A new criminal offence is to be introduced to “close the gap” between lone, violence-obsessed individuals with no particular ideology and terrorism suspects, the home secretary has said.
Yvette Cooper said an offence that would give police the power to apprehend the former long before they acted was needed in the wake of the Southport attack last year. Terrorism suspects can be jailed for life even if their plans are not fully formed.
Axel Rudakubana, then 17, stabbed three young girls to death at a summer holiday dance class in July last year and attempted to murder eight other children and two adults who tried to protect them.
Cooper told BBC Radio 4’s State of Terror series: “There is a gap in the law around the planning of mass attacks that can be just as serious [as terrorism] in their implications for communities, their impact, the devastation that they can cause and the seriousness of the crime.
“We will tighten legislation so that that is taken as seriously as terrorism.”
She said police would get the power to prevent such individuals who did not have a clear ideology, in the same way they can with terrorism suspects.
Under section 5 of the Terrorism Act, a person who engages in any conduct in preparation of a terrorist act is guilty of the offence, with a maximum sentence of life imprisonment.
At the bottom end of the scale, the offence includes engaging in very limited preparation for terrorist activity but there must be a link to an ideological cause.
Cooper said: “We’ve seen cases of growing numbers of teenagers potentially radicalising themselves online and seeing all kinds of extremist material online in their bedrooms.
“They’re seeing a really distorted and warped online world.
“We have to make sure that that the systems can respond while not taking our eye off the ball of the more longstanding ideological threats.”
The Prevent anti-terrorism scheme declined to take on Rudakubana’s case three times, after teachers raised concerns about him from 2019 to 2021, three years before he committed the atrocity.
His first referral was from his teachers after he admitted bringing a knife into school on 10 occasions to “stab someone”, researched massacres of children at US schools and made “graphic” comments about violence. He later said “the [2017] terrorist attack on the MEN [Manchester Arena] was a good thing”.

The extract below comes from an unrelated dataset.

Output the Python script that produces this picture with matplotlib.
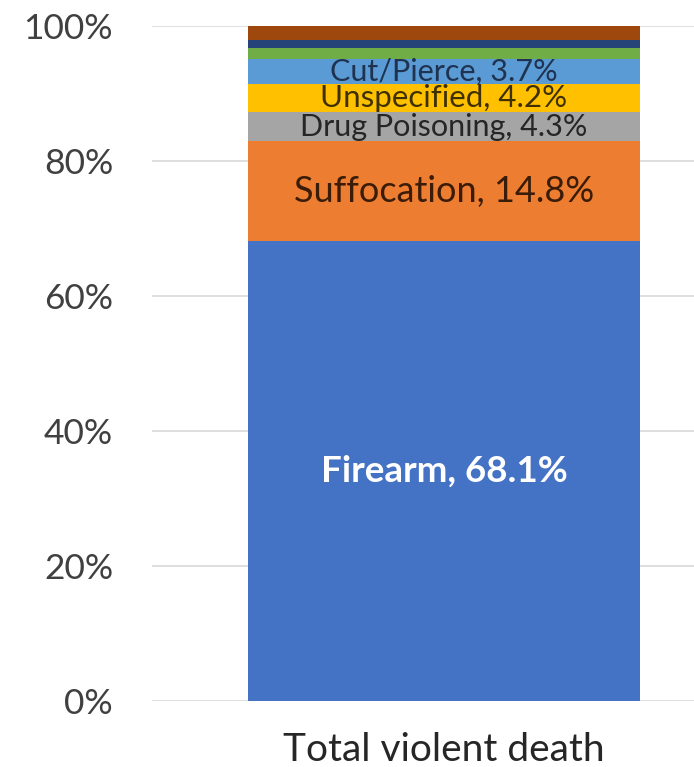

While there was concern about his interest in violence, Prevent concluded there was no sign it was driven by a terrorist ideology.
A public inquiry into the Southport killings began this month. Its chair, Sir Adrian Fulford, said it would examine the “wholesale failure” of institutions to prevent “one of the most egregious crimes in our country’s history”.
He said he would consider whether courts should be given powers to impose restrictions on individuals known to pose a risk but when there was insufficient evidence to justify an arrest.
Earlier this year, David Gauke’s independent sentencing review said the introduction of new offences and longer sentences was one of the factors behind the prison overcrowding crisis.